Durante l'inverno '94-'95 si procedeva quindi ad un nuovo dimensionamento degli organi propulsivi (in particolare, elettronica, motore e rapporto di trasmissione), al fine di ottenere una velocità di punta di 320 km/h (raggiungibile in rettilineo).
Il 21 maggio 1995 si realizzava, così, la seconda grande impresa di ZER: superare, per la prima volta con un veicolo a batteria, il muro dei 300 km/h. Il chilometro lanciato veniva infatti percorso in 11 secondi e 84 centesimi, alla velocità media di 303,977 km/h (con una velocità di uscita di 305 km/h).
Per toccare tale velocità, lungo la curva infinita di Nardò, ZER ha assorbito 45 kW, meno della potenza di una utilitaria. È la conferma dell'assunto iniziale: un veicolo che abbatta drasticamente le resistenze ha potenzialità sorprendenti, che non si esauriscono con i record di velocità. Nata come machina da velocità pura, ZER possiede anche un'autonomia eccezionale: può marciare per più di 1000 km senza ricaricare le batterie, alla velocità costante di 70 km/h.
Da tale considerazione è nata l'idea di organizzare, assieme al Politecnico di Milano, una prova autostradale di autonomia: percorrere 500 km in poco più di 4 ore, come una qualsiasi autovettura moderna. Data prevista: settembre - ottobre 1996.
Per chiudere questa introduzione si vuole sottolineare un limite tecnologico di ZER, che ha però contribuito ad affinarne le peculiarità: la coppia elettrochimica su cui si basano i suoi accumulatori è quella tradizionale al piombo - acido, i cui primi impieghi risalgono a più di un secolo fa. È ancora l'unico accumulatore disponibile a prezzi accettabili, anche se la ricerca ha sviluppato nuove coppie elettrochimiche capaci di immagazzinare energia in quantità tripla (per unità di peso) rispetto al piombo.
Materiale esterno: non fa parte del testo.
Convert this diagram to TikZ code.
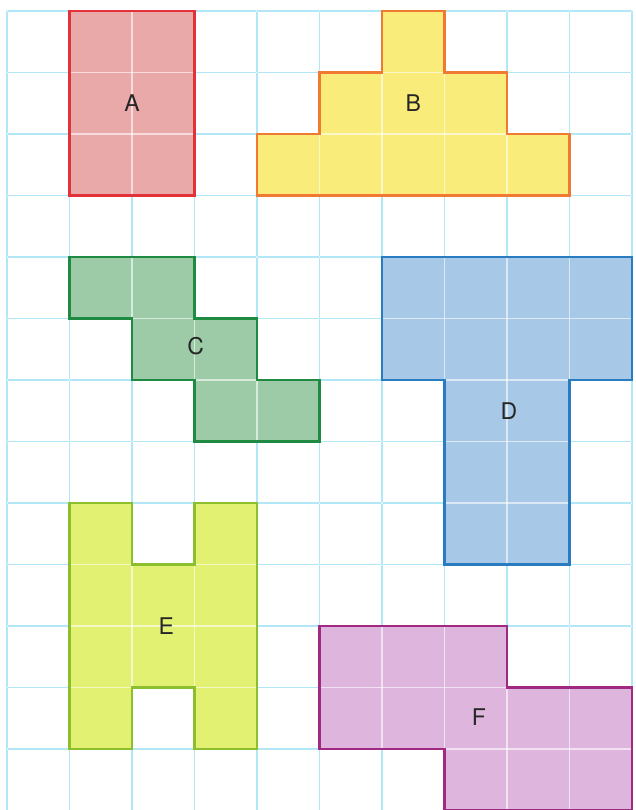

Nichel - cadmio, nichel - idruri metallici, litio - idruri metallici sono alcune delle coppie già prodotte industrialmente per la telefonia cellulare e per i personal portatili.
Con una eguale quantità di accumulatori litio - idruri metallici (600 kg) ZER è in grado di viaggiare per più di 24 ore alla velocità costante di 100 km/h, senza mai doversi fermare.
Con inquinamento allo scarico pari a zero.